== Supplied records ==

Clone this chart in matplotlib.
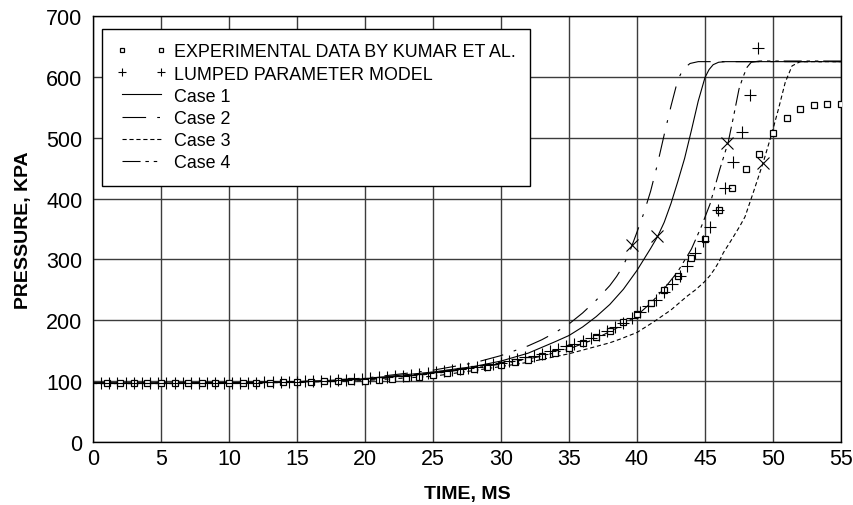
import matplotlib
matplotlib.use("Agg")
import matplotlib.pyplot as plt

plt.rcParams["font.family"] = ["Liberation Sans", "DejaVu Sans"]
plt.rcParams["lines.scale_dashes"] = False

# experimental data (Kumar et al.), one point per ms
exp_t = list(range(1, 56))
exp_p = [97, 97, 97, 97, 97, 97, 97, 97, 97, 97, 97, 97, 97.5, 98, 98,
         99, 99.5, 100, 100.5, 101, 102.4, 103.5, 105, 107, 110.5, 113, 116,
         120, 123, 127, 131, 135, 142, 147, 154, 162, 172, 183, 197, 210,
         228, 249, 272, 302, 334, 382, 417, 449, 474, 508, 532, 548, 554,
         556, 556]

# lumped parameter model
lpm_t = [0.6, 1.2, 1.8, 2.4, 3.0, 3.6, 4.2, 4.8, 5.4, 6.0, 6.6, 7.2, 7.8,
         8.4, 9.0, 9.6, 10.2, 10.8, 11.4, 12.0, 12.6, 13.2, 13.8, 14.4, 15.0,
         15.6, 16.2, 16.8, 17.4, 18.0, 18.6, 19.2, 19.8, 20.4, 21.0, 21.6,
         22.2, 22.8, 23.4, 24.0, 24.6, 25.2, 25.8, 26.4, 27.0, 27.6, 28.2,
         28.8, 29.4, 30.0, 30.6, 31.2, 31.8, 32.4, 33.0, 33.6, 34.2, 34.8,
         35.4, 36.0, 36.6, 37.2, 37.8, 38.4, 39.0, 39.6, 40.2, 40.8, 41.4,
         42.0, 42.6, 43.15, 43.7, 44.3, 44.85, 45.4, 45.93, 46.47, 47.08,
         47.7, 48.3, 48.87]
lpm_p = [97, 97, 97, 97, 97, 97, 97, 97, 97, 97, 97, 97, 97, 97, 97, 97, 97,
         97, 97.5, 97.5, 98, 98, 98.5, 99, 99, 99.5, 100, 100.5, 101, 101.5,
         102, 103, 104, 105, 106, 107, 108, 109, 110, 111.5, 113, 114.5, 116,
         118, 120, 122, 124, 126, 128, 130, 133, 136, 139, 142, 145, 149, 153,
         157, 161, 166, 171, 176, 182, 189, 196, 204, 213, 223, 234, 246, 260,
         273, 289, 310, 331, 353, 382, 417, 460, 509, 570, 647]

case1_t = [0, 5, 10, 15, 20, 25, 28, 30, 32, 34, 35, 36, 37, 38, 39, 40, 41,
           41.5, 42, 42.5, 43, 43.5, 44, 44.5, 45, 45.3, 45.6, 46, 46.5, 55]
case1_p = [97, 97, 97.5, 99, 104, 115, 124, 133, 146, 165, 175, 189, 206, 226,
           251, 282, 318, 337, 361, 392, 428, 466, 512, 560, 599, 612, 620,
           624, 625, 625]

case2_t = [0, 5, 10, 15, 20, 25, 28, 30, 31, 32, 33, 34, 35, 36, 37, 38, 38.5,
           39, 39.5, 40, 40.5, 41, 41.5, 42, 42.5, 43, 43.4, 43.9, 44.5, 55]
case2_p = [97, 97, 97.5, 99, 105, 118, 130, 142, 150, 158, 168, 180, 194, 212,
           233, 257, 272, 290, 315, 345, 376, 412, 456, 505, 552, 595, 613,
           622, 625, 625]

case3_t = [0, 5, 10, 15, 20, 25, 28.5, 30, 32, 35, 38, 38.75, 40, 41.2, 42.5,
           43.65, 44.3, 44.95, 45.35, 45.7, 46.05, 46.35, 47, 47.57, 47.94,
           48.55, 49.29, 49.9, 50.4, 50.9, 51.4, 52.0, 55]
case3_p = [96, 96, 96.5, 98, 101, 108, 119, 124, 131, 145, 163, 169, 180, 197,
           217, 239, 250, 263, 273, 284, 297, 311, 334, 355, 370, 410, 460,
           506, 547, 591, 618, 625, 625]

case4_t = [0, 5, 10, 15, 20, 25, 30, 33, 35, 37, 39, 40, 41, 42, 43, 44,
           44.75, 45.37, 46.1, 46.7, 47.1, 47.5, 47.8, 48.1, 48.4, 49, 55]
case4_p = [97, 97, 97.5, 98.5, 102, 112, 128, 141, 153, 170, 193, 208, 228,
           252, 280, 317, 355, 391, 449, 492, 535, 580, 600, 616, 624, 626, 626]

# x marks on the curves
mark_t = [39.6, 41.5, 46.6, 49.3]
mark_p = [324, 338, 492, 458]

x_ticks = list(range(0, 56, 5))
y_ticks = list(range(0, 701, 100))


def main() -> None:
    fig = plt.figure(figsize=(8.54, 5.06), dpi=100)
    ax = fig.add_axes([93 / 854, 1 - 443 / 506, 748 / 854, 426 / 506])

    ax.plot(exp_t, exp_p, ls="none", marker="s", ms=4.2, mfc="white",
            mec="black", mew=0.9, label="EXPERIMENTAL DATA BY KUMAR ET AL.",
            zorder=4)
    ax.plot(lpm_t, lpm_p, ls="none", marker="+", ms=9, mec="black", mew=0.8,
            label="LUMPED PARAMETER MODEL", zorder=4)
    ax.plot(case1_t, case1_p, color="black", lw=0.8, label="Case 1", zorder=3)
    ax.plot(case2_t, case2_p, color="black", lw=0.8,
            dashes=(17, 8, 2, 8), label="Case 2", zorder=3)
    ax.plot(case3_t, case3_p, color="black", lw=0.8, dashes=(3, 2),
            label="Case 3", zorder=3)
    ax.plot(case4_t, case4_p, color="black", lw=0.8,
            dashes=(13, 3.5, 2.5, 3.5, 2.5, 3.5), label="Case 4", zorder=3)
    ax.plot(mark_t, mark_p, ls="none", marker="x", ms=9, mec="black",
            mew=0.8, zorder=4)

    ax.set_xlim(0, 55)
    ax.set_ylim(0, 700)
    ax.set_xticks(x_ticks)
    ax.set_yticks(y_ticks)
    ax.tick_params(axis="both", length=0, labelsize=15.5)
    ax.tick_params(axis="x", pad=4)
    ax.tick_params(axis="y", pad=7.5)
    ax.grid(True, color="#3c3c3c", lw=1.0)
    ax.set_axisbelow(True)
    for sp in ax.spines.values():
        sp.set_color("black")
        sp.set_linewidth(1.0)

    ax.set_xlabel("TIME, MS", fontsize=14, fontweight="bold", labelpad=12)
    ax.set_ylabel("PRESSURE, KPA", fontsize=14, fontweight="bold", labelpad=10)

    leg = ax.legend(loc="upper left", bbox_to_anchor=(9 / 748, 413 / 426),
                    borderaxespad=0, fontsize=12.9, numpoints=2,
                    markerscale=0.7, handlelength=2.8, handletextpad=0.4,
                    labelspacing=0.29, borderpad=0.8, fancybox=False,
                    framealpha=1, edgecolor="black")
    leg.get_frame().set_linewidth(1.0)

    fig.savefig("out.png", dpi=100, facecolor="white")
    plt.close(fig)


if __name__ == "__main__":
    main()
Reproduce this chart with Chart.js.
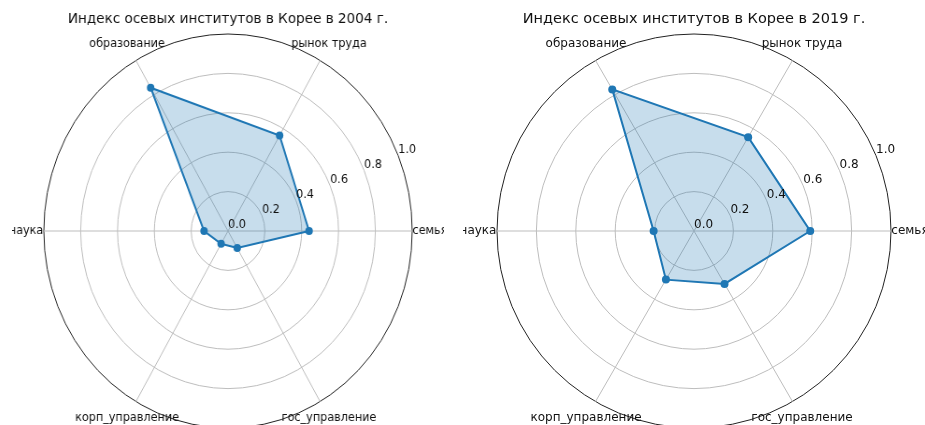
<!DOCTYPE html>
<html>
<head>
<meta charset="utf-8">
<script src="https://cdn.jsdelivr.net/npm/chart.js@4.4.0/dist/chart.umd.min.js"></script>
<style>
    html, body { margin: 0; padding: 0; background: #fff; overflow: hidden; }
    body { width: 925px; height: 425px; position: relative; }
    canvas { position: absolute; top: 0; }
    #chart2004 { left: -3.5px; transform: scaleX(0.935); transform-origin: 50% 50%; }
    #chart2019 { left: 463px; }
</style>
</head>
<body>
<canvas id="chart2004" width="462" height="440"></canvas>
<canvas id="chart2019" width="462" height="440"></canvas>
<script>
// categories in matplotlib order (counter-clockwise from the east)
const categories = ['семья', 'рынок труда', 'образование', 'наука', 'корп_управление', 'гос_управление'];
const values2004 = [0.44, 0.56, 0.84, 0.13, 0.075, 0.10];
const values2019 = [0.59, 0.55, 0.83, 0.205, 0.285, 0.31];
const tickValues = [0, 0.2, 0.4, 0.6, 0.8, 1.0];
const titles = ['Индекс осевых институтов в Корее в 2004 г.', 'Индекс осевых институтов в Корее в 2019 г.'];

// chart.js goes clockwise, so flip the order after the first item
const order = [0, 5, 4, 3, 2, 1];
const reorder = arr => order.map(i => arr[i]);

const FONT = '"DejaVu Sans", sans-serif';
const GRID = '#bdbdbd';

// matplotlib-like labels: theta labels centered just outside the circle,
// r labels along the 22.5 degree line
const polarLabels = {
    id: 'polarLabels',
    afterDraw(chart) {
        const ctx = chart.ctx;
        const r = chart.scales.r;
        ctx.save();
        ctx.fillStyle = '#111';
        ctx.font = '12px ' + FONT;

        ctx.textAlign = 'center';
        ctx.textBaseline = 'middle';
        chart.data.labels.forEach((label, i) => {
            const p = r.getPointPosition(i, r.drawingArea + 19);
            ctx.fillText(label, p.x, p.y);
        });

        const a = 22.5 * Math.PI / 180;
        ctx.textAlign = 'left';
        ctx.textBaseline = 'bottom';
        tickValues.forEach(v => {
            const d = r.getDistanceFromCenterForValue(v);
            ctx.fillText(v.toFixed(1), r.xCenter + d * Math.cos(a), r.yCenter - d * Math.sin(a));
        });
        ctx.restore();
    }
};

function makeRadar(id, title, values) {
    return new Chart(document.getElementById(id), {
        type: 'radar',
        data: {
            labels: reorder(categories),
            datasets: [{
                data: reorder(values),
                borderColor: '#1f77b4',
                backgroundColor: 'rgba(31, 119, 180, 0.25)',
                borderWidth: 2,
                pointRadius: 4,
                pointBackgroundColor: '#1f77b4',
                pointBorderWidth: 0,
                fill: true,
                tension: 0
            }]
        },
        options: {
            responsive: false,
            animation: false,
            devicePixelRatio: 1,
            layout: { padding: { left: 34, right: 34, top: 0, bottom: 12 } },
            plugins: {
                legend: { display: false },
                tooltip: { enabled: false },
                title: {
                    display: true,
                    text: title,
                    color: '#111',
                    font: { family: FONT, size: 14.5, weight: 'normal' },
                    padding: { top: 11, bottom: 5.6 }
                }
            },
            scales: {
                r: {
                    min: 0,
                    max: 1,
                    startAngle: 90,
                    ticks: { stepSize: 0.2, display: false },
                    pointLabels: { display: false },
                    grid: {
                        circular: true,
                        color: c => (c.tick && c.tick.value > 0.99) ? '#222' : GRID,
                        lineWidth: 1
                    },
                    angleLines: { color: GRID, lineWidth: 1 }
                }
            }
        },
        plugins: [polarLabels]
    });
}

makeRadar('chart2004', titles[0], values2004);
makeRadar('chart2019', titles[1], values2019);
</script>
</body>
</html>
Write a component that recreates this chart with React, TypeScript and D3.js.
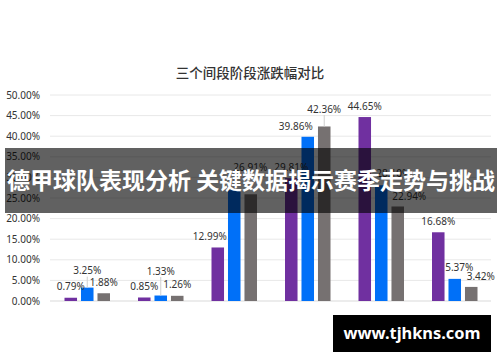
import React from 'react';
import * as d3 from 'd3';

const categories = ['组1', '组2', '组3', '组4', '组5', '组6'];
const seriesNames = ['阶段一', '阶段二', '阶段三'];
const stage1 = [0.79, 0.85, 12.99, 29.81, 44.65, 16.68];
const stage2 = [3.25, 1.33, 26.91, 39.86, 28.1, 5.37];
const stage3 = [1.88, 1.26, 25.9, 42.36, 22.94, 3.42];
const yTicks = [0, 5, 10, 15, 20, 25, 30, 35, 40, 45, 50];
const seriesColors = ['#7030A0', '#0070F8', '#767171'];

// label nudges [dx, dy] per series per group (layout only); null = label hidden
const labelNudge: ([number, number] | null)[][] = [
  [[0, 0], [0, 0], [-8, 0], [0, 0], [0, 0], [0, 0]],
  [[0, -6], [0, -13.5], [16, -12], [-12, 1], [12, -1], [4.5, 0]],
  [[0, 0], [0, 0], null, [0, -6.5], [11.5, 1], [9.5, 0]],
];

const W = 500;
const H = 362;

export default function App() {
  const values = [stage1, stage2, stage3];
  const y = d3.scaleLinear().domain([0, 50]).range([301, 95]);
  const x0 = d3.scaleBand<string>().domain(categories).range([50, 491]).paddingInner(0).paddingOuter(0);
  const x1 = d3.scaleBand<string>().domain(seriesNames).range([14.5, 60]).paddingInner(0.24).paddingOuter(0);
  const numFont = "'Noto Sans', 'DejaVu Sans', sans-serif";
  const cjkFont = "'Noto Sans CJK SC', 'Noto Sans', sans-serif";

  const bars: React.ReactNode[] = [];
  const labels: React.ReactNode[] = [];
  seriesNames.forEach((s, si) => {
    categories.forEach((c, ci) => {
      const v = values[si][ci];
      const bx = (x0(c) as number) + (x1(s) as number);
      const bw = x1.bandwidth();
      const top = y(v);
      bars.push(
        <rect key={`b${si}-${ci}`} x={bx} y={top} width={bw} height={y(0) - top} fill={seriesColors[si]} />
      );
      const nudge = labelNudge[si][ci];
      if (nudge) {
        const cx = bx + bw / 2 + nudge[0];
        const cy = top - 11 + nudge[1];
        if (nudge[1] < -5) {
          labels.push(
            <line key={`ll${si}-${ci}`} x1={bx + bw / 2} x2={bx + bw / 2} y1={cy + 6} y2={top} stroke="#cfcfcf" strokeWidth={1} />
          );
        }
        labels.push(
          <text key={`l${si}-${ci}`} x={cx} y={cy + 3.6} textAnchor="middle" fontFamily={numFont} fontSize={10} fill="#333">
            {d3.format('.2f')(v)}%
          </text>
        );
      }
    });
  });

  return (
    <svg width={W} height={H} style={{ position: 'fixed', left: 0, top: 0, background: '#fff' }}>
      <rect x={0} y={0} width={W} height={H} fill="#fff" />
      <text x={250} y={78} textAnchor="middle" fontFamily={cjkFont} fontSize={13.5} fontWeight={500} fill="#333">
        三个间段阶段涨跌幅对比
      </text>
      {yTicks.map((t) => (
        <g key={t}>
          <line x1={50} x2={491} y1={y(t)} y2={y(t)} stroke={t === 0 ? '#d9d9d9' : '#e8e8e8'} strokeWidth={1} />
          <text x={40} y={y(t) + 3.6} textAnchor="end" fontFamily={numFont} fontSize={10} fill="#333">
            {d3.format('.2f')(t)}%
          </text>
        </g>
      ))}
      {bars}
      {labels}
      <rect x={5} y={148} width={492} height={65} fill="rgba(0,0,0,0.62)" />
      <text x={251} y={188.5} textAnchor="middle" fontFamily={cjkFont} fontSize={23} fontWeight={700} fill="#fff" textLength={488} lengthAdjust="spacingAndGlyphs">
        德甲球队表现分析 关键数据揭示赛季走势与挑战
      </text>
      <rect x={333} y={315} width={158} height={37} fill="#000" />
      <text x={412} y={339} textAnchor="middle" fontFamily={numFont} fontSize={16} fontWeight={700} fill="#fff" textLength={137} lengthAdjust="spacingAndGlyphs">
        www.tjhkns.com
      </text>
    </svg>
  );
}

===

• **What the task asks**
Copy out exactly the material that runs from the line with "Write a component" to the line with "const H = 362;", ends included, and leave the pictures behind.

• **Task output**
Write a component that recreates this chart with React, TypeScript and D3.js.
import React from 'react';
import * as d3 from 'd3';

const categories = ['组1', '组2', '组3', '组4', '组5', '组6'];
const seriesNames = ['阶段一', '阶段二', '阶段三'];
const stage1 = [0.79, 0.85, 12.99, 29.81, 44.65, 16.68];
const stage2 = [3.25, 1.33, 26.91, 39.86, 28.1, 5.37];
const stage3 = [1.88, 1.26, 25.9, 42.36, 22.94, 3.42];
const yTicks = [0, 5, 10, 15, 20, 25, 30, 35, 40, 45, 50];
const seriesColors = ['#7030A0', '#0070F8', '#767171'];

// label nudges [dx, dy] per series per group (layout only); null = label hidden
const labelNudge: ([number, number] | null)[][] = [
  [[0, 0], [0, 0], [-8, 0], [0, 0], [0, 0], [0, 0]],
  [[0, -6], [0, -13.5], [16, -12], [-12, 1], [12, -1], [4.5, 0]],
  [[0, 0], [0, 0], null, [0, -6.5], [11.5, 1], [9.5, 0]],
];

const W = 500;
const H = 362;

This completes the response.